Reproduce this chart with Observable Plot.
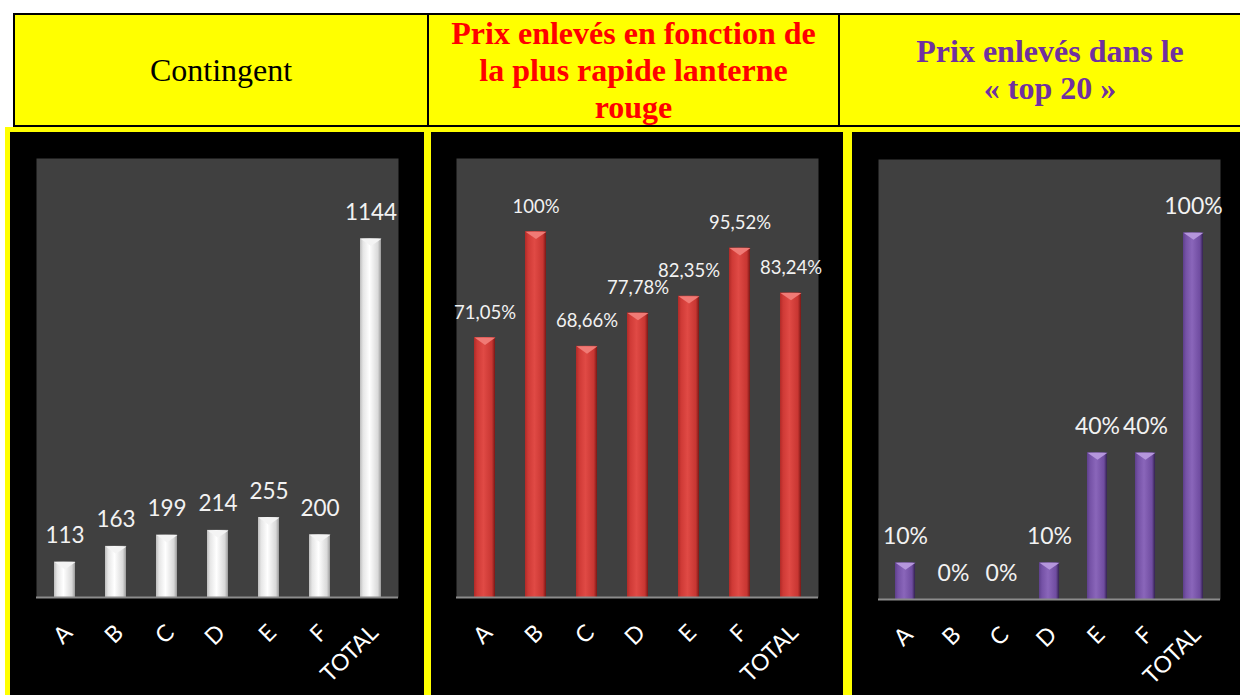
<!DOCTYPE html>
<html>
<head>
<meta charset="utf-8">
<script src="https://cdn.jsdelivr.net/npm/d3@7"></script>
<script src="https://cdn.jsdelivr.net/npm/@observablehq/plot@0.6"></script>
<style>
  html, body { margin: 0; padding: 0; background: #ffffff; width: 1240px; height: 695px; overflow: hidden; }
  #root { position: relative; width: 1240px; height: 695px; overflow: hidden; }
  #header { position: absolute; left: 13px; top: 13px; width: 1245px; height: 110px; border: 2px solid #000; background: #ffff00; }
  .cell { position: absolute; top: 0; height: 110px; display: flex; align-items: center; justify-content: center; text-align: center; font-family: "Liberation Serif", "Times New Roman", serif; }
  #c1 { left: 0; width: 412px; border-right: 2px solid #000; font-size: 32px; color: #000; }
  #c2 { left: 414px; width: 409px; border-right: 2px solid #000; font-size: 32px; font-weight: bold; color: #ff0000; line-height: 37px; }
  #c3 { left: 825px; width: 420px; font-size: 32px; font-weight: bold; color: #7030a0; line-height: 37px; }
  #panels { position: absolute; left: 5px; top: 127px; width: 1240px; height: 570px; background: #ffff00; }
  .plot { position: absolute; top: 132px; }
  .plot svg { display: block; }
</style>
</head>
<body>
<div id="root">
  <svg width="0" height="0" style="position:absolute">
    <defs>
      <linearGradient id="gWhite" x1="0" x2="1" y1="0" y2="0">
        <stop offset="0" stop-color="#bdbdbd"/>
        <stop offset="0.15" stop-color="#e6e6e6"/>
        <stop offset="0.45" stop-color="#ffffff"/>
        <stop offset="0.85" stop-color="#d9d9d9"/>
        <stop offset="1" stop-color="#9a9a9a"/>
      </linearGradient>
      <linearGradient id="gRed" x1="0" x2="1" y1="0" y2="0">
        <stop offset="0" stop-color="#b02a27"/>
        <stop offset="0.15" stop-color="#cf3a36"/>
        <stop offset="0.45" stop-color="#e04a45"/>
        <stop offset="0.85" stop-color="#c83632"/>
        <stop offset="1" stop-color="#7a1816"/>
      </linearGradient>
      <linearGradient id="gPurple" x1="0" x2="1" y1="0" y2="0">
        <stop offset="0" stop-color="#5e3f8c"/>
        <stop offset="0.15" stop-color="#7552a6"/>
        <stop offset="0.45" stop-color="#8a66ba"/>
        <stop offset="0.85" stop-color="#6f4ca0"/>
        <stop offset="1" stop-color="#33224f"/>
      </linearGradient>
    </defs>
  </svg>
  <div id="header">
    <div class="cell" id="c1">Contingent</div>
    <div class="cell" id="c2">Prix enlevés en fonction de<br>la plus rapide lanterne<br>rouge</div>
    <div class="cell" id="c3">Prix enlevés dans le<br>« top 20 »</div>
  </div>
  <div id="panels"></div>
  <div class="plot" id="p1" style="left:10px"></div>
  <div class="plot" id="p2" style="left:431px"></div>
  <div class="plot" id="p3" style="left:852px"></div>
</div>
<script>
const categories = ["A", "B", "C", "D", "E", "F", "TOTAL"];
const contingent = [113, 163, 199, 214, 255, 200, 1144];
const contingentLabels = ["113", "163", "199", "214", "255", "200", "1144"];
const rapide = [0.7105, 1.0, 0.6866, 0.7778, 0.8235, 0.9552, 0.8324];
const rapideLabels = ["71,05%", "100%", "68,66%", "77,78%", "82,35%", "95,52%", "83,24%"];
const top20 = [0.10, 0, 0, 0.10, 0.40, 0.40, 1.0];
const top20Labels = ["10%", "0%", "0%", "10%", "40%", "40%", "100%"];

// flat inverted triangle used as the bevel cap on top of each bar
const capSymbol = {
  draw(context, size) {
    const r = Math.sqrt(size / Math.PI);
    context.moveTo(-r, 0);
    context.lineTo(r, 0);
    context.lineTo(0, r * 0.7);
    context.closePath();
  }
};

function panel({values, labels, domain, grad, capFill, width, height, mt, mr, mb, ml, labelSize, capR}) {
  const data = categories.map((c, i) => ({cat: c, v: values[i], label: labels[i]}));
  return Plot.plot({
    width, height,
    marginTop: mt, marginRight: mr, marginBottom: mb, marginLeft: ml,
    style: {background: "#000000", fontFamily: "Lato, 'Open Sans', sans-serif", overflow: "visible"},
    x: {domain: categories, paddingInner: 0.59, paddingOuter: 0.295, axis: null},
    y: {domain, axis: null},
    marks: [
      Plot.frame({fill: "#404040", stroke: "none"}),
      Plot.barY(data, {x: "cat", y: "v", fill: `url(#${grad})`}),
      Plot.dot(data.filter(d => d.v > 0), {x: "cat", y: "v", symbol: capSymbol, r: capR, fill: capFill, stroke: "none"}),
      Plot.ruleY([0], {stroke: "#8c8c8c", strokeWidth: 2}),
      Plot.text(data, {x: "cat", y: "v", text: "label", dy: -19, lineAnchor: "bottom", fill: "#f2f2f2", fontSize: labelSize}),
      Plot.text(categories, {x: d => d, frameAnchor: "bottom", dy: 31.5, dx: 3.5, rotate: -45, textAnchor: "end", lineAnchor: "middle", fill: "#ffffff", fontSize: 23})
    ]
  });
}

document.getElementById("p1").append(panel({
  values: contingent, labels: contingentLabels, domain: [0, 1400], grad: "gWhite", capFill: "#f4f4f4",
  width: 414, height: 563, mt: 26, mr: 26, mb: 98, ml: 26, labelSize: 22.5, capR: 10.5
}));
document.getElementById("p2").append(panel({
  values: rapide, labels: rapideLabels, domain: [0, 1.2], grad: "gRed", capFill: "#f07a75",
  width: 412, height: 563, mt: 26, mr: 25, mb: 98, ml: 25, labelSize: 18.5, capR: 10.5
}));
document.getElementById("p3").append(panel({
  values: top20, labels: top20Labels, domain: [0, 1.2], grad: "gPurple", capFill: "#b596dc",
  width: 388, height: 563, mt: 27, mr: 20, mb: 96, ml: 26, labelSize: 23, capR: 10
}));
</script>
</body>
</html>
━━━━━━
Go through the listing above and write it all out exactly, leaving out any picture.

### REPLY:
Reproduce this chart with Observable Plot.
<!DOCTYPE html>
<html>
<head>
<meta charset="utf-8">
<script src="https://cdn.jsdelivr.net/npm/d3@7"></script>
<script src="https://cdn.jsdelivr.net/npm/@observablehq/plot@0.6"></script>
<style>
  html, body { margin: 0; padding: 0; background: #ffffff; width: 1240px; height: 695px; overflow: hidden; }
  #root { position: relative; width: 1240px; height: 695px; overflow: hidden; }
  #header { position: absolute; left: 13px; top: 13px; width: 1245px; height: 110px; border: 2px solid #000; background: #ffff00; }
  .cell { position: absolute; top: 0; height: 110px; display: flex; align-items: center; justify-content: center; text-align: center; font-family: "Liberation Serif", "Times New Roman", serif; }
  #c1 { left: 0; width: 412px; border-right: 2px solid #000; font-size: 32px; color: #000; }
  #c2 { left: 414px; width: 409px; border-right: 2px solid #000; font-size: 32px; font-weight: bold; color: #ff0000; line-height: 37px; }
  #c3 { left: 825px; width: 420px; font-size: 32px; font-weight: bold; color: #7030a0; line-height: 37px; }
  #panels { position: absolute; left: 5px; top: 127px; width: 1240px; height: 570px; background: #ffff00; }
  .plot { position: absolute; top: 132px; }
  .plot svg { display: block; }
</style>
</head>
<body>
<div id="root">
  <svg width="0" height="0" style="position:absolute">
    <defs>
      <linearGradient id="gWhite" x1="0" x2="1" y1="0" y2="0">
        <stop offset="0" stop-color="#bdbdbd"/>
        <stop offset="0.15" stop-color="#e6e6e6"/>
        <stop offset="0.45" stop-color="#ffffff"/>
        <stop offset="0.85" stop-color="#d9d9d9"/>
        <stop offset="1" stop-color="#9a9a9a"/>
      </linearGradient>
      <linearGradient id="gRed" x1="0" x2="1" y1="0" y2="0">
        <stop offset="0" stop-color="#b02a27"/>
        <stop offset="0.15" stop-color="#cf3a36"/>
        <stop offset="0.45" stop-color="#e04a45"/>
        <stop offset="0.85" stop-color="#c83632"/>
        <stop offset="1" stop-color="#7a1816"/>
      </linearGradient>
      <linearGradient id="gPurple" x1="0" x2="1" y1="0" y2="0">
        <stop offset="0" stop-color="#5e3f8c"/>
        <stop offset="0.15" stop-color="#7552a6"/>
        <stop offset="0.45" stop-color="#8a66ba"/>
        <stop offset="0.85" stop-color="#6f4ca0"/>
        <stop offset="1" stop-color="#33224f"/>
      </linearGradient>
    </defs>
  </svg>
  <div id="header">
    <div class="cell" id="c1">Contingent</div>
    <div class="cell" id="c2">Prix enlevés en fonction de<br>la plus rapide lanterne<br>rouge</div>
    <div class="cell" id="c3">Prix enlevés dans le<br>« top 20 »</div>
  </div>
  <div id="panels"></div>
  <div class="plot" id="p1" style="left:10px"></div>
  <div class="plot" id="p2" style="left:431px"></div>
  <div class="plot" id="p3" style="left:852px"></div>
</div>
<script>
const categories = ["A", "B", "C", "D", "E", "F", "TOTAL"];
const contingent = [113, 163, 199, 214, 255, 200, 1144];
const contingentLabels = ["113", "163", "199", "214", "255", "200", "1144"];
const rapide = [0.7105, 1.0, 0.6866, 0.7778, 0.8235, 0.9552, 0.8324];
const rapideLabels = ["71,05%", "100%", "68,66%", "77,78%", "82,35%", "95,52%", "83,24%"];
const top20 = [0.10, 0, 0, 0.10, 0.40, 0.40, 1.0];
const top20Labels = ["10%", "0%", "0%", "10%", "40%", "40%", "100%"];

// flat inverted triangle used as the bevel cap on top of each bar
const capSymbol = {
  draw(context, size) {
    const r = Math.sqrt(size / Math.PI);
    context.moveTo(-r, 0);
    context.lineTo(r, 0);
    context.lineTo(0, r * 0.7);
    context.closePath();
  }
};

function panel({values, labels, domain, grad, capFill, width, height, mt, mr, mb, ml, labelSize, capR}) {
  const data = categories.map((c, i) => ({cat: c, v: values[i], label: labels[i]}));
  return Plot.plot({
    width, height,
    marginTop: mt, marginRight: mr, marginBottom: mb, marginLeft: ml,
    style: {background: "#000000", fontFamily: "Lato, 'Open Sans', sans-serif", overflow: "visible"},
    x: {domain: categories, paddingInner: 0.59, paddingOuter: 0.295, axis: null},
    y: {domain, axis: null},
    marks: [
      Plot.frame({fill: "#404040", stroke: "none"}),
      Plot.barY(data, {x: "cat", y: "v", fill: `url(#${grad})`}),
      Plot.dot(data.filter(d => d.v > 0), {x: "cat", y: "v", symbol: capSymbol, r: capR, fill: capFill, stroke: "none"}),
      Plot.ruleY([0], {stroke: "#8c8c8c", strokeWidth: 2}),
      Plot.text(data, {x: "cat", y: "v", text: "label", dy: -19, lineAnchor: "bottom", fill: "#f2f2f2", fontSize: labelSize}),
      Plot.text(categories, {x: d => d, frameAnchor: "bottom", dy: 31.5, dx: 3.5, rotate: -45, textAnchor: "end", lineAnchor: "middle", fill: "#ffffff", fontSize: 23})
    ]
  });
}

document.getElementById("p1").append(panel({
  values: contingent, labels: contingentLabels, domain: [0, 1400], grad: "gWhite", capFill: "#f4f4f4",
  width: 414, height: 563, mt: 26, mr: 26, mb: 98, ml: 26, labelSize: 22.5, capR: 10.5
}));
document.getElementById("p2").append(panel({
  values: rapide, labels: rapideLabels, domain: [0, 1.2], grad: "gRed", capFill: "#f07a75",
  width: 412, height: 563, mt: 26, mr: 25, mb: 98, ml: 25, labelSize: 18.5, capR: 10.5
}));
document.getElementById("p3").append(panel({
  values: top20, labels: top20Labels, domain: [0, 1.2], grad: "gPurple", capFill: "#b596dc",
  width: 388, height: 563, mt: 27, mr: 20, mb: 96, ml: 26, labelSize: 23, capR: 10
}));
</script>
</body>
</html>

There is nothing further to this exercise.